Family: Jays, including our Blue Jay, are part of the Corvidae family, which includes crows, ravens, and magpies. All members of the family are noisy birds, and all are known to mob owls and hawks.
Distinguishing characteristics: The Blue Jay is a familiar bird and easily identified. What may be less well known is that the black “necklace” varies a lot and may help Blue Jays recognize one another. Now that I know, I will attempt to distinguish the individuals that come to my yard.

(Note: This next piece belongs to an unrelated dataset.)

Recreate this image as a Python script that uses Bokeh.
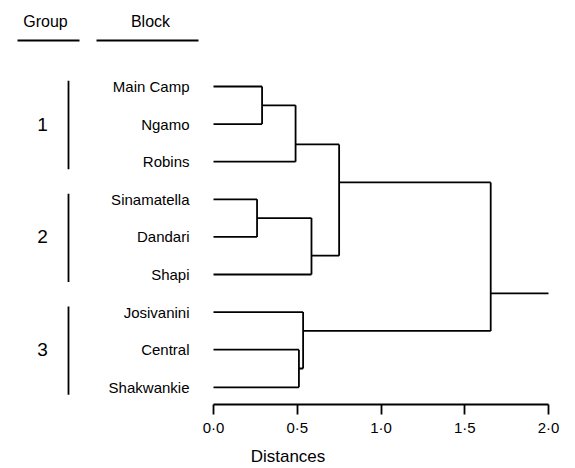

Calls: The Blue Jay has a variety of calls and is also a mimic and a ventriloquist. In Bernd Heinrich’s new book Summer World, he tells of a group of 24 or more Blue Jays in March, perched in a treetop, bobbing up and down, and using six to eight different calls. The call we probably know best is the harsh loud “jaaay.” When I hear this call in the morning while I’m still in bed, it seems to translate into “Waaake up, you’re laaaate.” I much prefer the soporific soothing sounds of the Mourning Doves which tell me to “Roll over, sleep on.” Blue Jays use their mimicry skills to copy anything from squirrels to squeaky doors. In captivity, they can mimic human speech and learn to meow. In the wild, they frequently imitate raptor calls, especially those of the Red-shouldered Hawk. It is not clear whether this is meant as a warning to other jays that a hawk is present or if it is intended to fool other species into thinking a hawk is present, so they will depart from the scene, abandoning a food supply.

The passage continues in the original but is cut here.